Checkmate Dibyendu Barua as meet struggles to garner funds

India’s second Chess Grandmaster decides to end organising initiative after Kolkata event runs into trouble following government rejection of grant plea.

Published: 16th May 2018 01:40 AM  |   Last Updated: 16th May 2018 09:39 AM   |  A+A-


Image used for representational purpose.

Express News Service

CHENNAI: Reputed players in India are not known for organising tournaments. Dibyendu Barua is an exception. India's second Grandmaster after Viswanathan Anand is in charge of an international chess event featuring 27 GMs and players from 13 countries, which started in Kolkata on Monday. Former World Championship challenger Nigel Short is the big draw.

Tournaments with so many GMs and over 200 players are rare in India. There used to be the Goodricke Open (Kolkata Open later), which has stopped due to financial problems. Held earlier in 2013 and 2015, Barua’s event is an important one, considering that it is an opportunity for Indian aspirants to secure norms and improve ratings at home instead of travelling abroad to take part in such competitions. The bad news for them is that the ongoing one might be the last organised by Barua.

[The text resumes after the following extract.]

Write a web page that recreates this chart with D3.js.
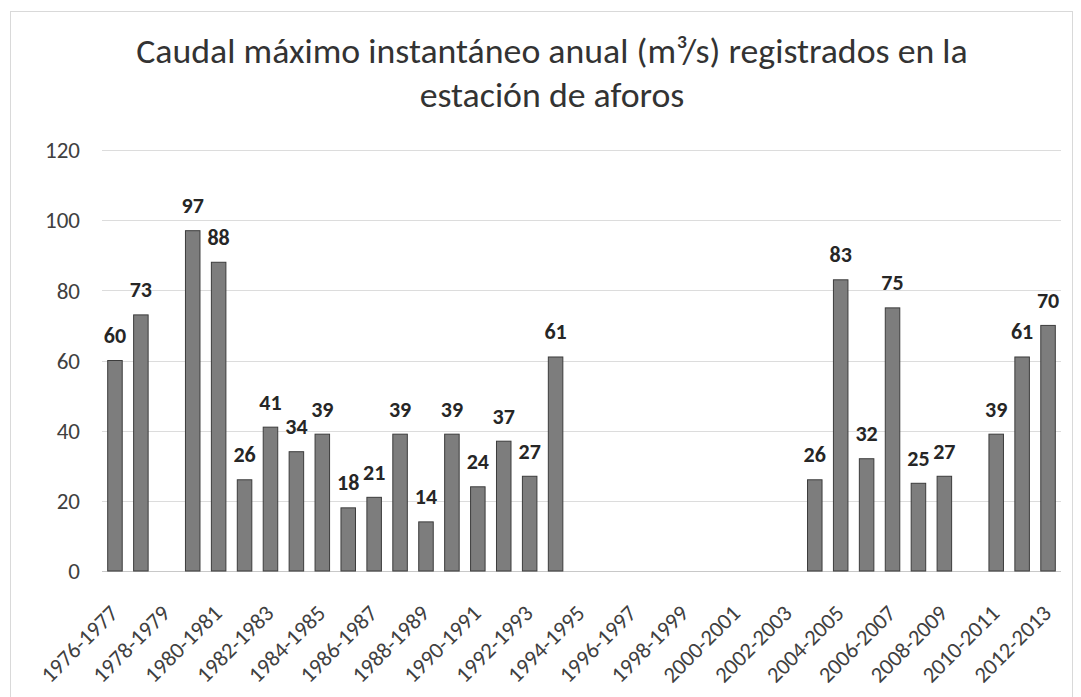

Staring at a shortfall following the late rejection of an appeal for government funds, he has decided that not undertaking such projects is better than “going around with a begging bowl”. Having started with a budget of around Rs 70 lakh, he says plans suffered after it was known shortly before the start that an expected sum of Rs 20 lakh was not arriving. “Not blaming anyone, but it’s not possible to continue worrying constantly about money. This is the last time I’m organising this,” Barua told Express from Kolkata on Tuesday. “We had LIC as the main sponsor and a few other partial sponsors. Through the federation, we had applied for a government grant of Rs 20 lakh allocated for holding international events. About two weeks ago, we heard it’s not coming.”

The former vice-president of the All India Chess Federation informed that this forced curtailments. The venue was shifted to a school which came free of cost and they also had to arrange cheaper hotels. Other than a total prize purse of Rs 15 lakh, expenses include appearance money and special accommodation with air fare for GMs, plus lodging for all. “There’s no going back on commitments. We’re not slashing prize money or requesting participants for a cut in appearance fee.

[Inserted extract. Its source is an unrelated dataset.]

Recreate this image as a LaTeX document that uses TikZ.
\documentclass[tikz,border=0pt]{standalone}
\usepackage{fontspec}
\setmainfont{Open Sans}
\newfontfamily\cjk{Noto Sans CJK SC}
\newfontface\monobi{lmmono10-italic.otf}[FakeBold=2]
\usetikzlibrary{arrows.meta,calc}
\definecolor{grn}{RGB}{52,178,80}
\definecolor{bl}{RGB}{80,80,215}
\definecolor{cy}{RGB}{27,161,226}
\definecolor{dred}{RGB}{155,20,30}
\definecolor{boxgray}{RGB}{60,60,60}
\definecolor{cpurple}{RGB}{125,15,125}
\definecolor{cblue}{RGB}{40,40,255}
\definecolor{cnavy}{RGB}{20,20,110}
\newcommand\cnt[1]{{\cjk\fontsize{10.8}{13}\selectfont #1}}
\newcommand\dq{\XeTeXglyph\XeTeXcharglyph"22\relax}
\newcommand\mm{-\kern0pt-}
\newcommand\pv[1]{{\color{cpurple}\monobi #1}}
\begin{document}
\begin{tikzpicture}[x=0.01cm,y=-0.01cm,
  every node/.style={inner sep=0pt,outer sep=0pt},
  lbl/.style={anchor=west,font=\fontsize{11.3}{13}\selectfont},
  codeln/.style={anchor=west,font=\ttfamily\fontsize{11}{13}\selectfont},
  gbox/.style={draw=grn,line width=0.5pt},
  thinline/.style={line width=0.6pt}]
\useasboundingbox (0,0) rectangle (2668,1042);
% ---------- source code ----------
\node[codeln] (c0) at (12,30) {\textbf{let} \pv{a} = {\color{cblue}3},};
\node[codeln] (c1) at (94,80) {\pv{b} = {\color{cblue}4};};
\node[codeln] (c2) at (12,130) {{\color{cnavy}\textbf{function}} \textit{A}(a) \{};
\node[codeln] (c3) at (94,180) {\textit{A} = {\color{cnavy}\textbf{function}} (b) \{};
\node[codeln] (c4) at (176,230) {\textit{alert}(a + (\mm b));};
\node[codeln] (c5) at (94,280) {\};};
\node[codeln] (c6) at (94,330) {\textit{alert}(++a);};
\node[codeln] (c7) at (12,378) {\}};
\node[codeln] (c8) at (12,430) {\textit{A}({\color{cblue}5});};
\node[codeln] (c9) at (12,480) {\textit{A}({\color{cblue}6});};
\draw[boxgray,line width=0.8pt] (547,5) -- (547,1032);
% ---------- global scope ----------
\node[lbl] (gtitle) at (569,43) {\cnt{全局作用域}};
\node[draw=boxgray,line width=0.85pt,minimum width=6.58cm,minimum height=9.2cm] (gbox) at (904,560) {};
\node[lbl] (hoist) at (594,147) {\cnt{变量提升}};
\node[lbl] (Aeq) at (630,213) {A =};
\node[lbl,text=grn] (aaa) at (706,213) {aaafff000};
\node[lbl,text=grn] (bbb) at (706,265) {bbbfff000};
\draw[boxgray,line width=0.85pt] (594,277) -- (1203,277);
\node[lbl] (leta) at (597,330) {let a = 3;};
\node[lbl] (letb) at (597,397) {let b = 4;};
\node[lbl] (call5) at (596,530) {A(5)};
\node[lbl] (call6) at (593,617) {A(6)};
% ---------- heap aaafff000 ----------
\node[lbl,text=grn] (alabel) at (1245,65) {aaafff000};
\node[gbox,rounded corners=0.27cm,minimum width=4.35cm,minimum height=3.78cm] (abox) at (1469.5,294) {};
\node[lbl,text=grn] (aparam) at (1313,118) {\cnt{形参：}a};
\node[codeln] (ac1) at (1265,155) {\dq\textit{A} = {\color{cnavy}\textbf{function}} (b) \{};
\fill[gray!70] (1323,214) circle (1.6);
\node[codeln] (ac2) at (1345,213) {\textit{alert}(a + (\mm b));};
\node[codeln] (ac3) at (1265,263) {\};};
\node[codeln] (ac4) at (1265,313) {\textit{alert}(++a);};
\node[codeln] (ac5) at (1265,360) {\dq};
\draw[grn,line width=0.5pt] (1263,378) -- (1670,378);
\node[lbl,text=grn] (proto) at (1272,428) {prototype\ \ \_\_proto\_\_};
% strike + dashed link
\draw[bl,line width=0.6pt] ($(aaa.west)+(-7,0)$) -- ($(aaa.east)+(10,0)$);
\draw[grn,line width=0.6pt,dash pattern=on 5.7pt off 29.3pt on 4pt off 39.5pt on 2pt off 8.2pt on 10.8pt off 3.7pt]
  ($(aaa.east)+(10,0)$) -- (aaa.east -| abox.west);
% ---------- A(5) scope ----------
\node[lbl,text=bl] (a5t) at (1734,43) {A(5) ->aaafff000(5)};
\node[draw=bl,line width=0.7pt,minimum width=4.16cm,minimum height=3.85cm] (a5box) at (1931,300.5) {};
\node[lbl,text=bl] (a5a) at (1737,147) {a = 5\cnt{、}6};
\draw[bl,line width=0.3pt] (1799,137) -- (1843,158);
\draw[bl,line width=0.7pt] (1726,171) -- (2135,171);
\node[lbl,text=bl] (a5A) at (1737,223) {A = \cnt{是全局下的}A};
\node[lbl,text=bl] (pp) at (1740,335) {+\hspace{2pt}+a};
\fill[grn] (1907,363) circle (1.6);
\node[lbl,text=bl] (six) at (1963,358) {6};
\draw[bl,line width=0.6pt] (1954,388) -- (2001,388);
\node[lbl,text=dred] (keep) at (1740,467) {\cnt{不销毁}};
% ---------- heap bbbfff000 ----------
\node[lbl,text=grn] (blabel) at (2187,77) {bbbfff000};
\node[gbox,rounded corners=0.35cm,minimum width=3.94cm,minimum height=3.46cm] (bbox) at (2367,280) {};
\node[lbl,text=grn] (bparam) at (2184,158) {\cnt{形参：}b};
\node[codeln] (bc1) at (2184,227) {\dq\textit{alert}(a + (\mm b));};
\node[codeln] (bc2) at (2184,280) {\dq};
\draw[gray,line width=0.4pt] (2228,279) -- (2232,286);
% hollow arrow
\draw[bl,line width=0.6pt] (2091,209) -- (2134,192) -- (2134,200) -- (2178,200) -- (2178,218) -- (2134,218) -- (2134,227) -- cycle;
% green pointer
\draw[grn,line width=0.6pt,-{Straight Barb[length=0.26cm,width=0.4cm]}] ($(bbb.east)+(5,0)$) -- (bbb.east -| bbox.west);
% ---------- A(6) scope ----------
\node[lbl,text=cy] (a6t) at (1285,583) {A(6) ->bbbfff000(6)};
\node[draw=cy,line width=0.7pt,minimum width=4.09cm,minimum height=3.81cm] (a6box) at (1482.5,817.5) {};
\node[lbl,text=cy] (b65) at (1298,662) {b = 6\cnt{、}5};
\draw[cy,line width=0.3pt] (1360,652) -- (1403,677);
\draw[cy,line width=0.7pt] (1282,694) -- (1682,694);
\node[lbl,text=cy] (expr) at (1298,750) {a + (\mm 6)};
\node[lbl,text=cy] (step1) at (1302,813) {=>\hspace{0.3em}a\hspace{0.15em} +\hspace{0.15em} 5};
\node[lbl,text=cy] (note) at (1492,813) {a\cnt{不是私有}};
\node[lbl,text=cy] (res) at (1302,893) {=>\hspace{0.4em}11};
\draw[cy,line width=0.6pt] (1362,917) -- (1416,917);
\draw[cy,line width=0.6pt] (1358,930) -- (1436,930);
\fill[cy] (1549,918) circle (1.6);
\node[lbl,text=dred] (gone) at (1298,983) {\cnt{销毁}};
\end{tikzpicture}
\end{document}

To manage all that, at the end of the day we literally have to go begging. People get frightened by the sight of us. I was conducting this because our region needed a tournament of such stature. But the trouble isn’t worth it,” said Barua, adding that he will continue to stage a junior event he has been organising for 13 years. There are 16 Indian GMs taking part in the nine-round event which gets over on May 22. Some of the prominent players are Abhijeet Gupta, Murali Karthikeyan, Arvindh Chithambaram, RR Laxman and the upcoming Nihal Sarin.

Thirty players including Short were sharing the lead after Round 2 with two points each. “I’ve been a player, administrator, coach. Being a tournament organiser is by far the toughest. As a player, you feel bad when you lose. The stress involved with this makes it difficult,” said Barua, adding that he has had enough.